Data – it’s not just boring tables
Louisa Nolan from @DataSciCampus has blogged for us ahead of our data webinar with examples of the exciting possibilities out there coming from new types of data and new analytical tools. Join us on the 16th to find out more about Why using data effectively enables better decision making.
Data is exciting, and these days, we can extract interesting information not just from tables of survey results or management information (although these are still of course important) but also from large volumes of documents, or from images, or sensor readings. Data science gives us the tools to rapidly analyse these types of data, in ways that would not have been possible even just a few years ago. It is this combination of opportunities: new types of data + new tools to analyse them that is so exciting, because it opens a whole new world of insight!
As a lead data scientist at the Data Science Campus of the Office for National Statistics I get to think about data every day (this is a Good Thing!). We develop and deliver data science projects addressing difficult questions for our public sector customers, we offer advice and training on data science, and we run deep dives, hackathons and workshops with multi-disciplined teams to find solutions to data challenges.
In this blog, I’d like to share a few examples of how we have been using new types of data and applying data science techniques to tackle challenges that aren’t met by more traditional approaches. This is just a selection, so please visit our website, follow us on Twitter, or get in touch if you would like to discuss how we could support you to adopt or adapt these projects, or if you would like to discuss your own data science challenges.
What are people talking about when they talk about Wales on Twitter? We were posed this question by the National Assembly for Wales, who wanted to understand what people were interested in when they talk about Wales. Our data scientists built a tool for topic analysis of the text of tweets containing #Wales. Topic analysis is a technique which groups text – in this case Tweets – into related subjects. For the period we analysed, we found topics on tourism, sport – including rugby, of course, a business exposition in Cardiff, and, somewhat unexpectedly, a topic on Indian street children! This topic was related to the book ‘A Hundred Hands’, published that week by Diane Noble, a Welsh author. The tool can be easily adapted to analyse other hashtags of interest.
Mapping the urban forest at street level Using images sampled from Google StreetView, the team has developed an experimental method to map the density of trees and vegetation at 10 metre intervals in English and Welsh towns and cities – this is hyper-local mapping! The team have built a pipeline for processing and analysing the images, which could potentially be used for other types of analysis of StreetView images.
Analysing the text of patent applications to understand emerging technologies. In this project, large volumes US patent applications have been analysed, to explore whether emerging technology (aka ‘the Next Big Thing!) can be identified from the text. This is a great demonstration of how the power of data science can unlock data. Even 5 years ago, text documents like these patent applications would likely have had to be analysed laboriously by hand. Now, we can rapidly analyse large quantities of text to extract useful information to inform decision-making.
Turning free text lists into hierarchical groups.

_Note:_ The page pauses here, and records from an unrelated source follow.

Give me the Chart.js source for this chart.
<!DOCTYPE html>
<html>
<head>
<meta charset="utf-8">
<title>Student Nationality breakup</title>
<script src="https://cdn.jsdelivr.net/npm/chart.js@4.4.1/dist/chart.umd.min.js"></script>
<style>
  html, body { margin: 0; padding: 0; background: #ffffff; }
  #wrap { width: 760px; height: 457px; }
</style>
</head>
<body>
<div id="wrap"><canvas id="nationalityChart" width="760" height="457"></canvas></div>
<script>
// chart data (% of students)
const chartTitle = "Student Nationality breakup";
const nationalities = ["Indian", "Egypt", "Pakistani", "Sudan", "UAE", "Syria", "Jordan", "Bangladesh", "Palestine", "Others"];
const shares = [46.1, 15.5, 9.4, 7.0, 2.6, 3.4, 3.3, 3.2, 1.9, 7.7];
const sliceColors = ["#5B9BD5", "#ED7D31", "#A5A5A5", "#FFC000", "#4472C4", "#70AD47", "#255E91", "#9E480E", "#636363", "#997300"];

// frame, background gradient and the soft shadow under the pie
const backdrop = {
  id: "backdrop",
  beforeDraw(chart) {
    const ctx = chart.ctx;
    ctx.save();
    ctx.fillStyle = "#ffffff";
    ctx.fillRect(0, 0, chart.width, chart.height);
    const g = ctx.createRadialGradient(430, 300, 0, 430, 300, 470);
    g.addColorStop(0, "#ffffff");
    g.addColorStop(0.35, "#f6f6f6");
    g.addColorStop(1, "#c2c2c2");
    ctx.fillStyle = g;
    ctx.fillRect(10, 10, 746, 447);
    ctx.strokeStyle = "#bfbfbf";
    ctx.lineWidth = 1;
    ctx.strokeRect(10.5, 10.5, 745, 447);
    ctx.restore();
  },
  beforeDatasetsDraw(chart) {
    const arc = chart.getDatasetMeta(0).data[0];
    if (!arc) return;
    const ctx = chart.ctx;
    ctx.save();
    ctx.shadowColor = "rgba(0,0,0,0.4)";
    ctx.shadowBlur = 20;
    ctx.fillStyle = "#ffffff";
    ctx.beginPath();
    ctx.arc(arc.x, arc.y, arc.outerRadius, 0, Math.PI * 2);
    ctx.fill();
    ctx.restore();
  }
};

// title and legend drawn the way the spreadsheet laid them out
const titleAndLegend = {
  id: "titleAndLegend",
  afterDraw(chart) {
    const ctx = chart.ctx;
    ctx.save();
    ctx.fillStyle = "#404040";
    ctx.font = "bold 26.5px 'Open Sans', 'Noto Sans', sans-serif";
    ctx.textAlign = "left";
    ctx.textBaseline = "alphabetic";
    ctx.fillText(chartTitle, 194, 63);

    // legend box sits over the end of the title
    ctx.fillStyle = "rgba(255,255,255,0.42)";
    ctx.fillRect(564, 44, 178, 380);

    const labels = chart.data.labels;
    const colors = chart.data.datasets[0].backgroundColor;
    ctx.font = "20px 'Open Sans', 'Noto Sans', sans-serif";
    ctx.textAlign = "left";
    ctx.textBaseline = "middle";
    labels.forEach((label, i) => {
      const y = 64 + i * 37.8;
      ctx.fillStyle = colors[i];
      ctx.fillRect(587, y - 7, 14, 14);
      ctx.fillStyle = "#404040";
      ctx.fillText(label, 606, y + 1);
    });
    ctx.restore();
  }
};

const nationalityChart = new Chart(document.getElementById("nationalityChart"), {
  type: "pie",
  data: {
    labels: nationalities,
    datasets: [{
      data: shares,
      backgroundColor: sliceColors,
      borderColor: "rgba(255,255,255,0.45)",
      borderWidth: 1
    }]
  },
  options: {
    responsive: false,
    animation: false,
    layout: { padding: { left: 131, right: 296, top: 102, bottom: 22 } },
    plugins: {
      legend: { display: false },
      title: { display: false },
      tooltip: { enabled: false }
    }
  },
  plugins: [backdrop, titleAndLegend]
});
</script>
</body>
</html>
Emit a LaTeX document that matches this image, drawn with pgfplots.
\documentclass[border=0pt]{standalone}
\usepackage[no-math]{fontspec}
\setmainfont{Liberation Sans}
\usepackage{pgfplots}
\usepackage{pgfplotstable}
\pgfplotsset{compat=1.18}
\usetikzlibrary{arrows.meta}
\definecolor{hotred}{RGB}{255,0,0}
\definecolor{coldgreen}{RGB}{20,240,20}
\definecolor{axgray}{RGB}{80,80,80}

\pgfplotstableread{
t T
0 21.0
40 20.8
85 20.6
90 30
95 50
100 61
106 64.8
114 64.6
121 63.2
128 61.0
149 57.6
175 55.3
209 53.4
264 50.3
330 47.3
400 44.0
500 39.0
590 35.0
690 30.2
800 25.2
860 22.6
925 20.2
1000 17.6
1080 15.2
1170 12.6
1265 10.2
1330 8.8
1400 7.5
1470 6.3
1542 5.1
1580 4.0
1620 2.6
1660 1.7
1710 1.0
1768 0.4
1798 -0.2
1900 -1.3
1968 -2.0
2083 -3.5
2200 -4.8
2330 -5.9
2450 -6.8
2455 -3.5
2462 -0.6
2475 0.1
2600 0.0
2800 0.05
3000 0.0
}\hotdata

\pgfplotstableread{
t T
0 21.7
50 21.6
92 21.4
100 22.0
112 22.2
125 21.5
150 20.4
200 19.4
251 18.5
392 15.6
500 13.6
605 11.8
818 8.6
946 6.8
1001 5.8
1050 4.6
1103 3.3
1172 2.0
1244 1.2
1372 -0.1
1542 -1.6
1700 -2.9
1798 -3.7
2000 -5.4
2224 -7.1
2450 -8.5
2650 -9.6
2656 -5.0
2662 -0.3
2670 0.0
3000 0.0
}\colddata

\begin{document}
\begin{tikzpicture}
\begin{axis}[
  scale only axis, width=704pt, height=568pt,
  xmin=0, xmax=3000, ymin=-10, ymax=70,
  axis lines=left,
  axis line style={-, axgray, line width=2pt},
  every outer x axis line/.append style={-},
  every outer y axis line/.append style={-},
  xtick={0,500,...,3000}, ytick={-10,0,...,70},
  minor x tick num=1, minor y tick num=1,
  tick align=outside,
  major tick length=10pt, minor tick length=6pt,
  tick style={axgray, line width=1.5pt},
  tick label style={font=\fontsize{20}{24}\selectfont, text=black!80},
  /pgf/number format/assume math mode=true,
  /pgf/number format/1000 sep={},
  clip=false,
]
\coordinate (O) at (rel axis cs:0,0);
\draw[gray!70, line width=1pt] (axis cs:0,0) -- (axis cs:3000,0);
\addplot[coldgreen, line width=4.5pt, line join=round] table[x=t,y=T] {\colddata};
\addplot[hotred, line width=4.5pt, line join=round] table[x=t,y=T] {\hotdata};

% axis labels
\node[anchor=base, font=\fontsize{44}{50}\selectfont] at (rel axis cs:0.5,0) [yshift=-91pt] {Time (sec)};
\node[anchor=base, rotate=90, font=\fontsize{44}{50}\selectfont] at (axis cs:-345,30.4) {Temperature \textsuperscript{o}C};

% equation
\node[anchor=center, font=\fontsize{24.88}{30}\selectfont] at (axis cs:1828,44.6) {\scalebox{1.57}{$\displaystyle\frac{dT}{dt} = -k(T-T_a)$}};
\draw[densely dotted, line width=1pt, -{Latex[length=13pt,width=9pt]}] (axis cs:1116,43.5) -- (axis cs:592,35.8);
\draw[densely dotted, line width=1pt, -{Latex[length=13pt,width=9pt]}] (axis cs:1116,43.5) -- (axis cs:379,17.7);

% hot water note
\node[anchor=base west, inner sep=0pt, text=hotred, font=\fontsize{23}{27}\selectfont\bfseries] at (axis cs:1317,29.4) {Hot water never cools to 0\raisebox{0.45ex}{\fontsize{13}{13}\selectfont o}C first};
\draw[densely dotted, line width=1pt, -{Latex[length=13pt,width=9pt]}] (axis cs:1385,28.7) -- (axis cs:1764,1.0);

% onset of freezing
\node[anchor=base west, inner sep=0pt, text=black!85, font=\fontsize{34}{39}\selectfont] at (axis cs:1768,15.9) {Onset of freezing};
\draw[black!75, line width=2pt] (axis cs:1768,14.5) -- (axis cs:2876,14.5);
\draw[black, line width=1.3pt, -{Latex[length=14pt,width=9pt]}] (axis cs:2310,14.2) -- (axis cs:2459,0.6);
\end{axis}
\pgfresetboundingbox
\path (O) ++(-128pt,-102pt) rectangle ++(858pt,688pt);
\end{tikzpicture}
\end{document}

Sometimes, we have short, free text descriptions or lists – perhaps a list of products purchased or transported. To make use of these, we need to somehow group them into similar products, account for spelling mistakes, typos and different abbreviations. This is theoretically possible by hand, but usually prohibitively labour-intensive. This project automates the hierarchical classification. Because the approach is both syntactic (how the word is spelled) and semantic (what the word means), we can group, for example, whisky and vodka together, and correctly assign steel products, steel prod, and steel produtc to the same category. This tool could be adapted for various datasets of free text responses.
I hope that has given you a taster of some of the things we are working on in the Campus, and maybe some ideas or what you might be able to do with your own data. And I hope I have also convinced you that data doesn’t have to be boring!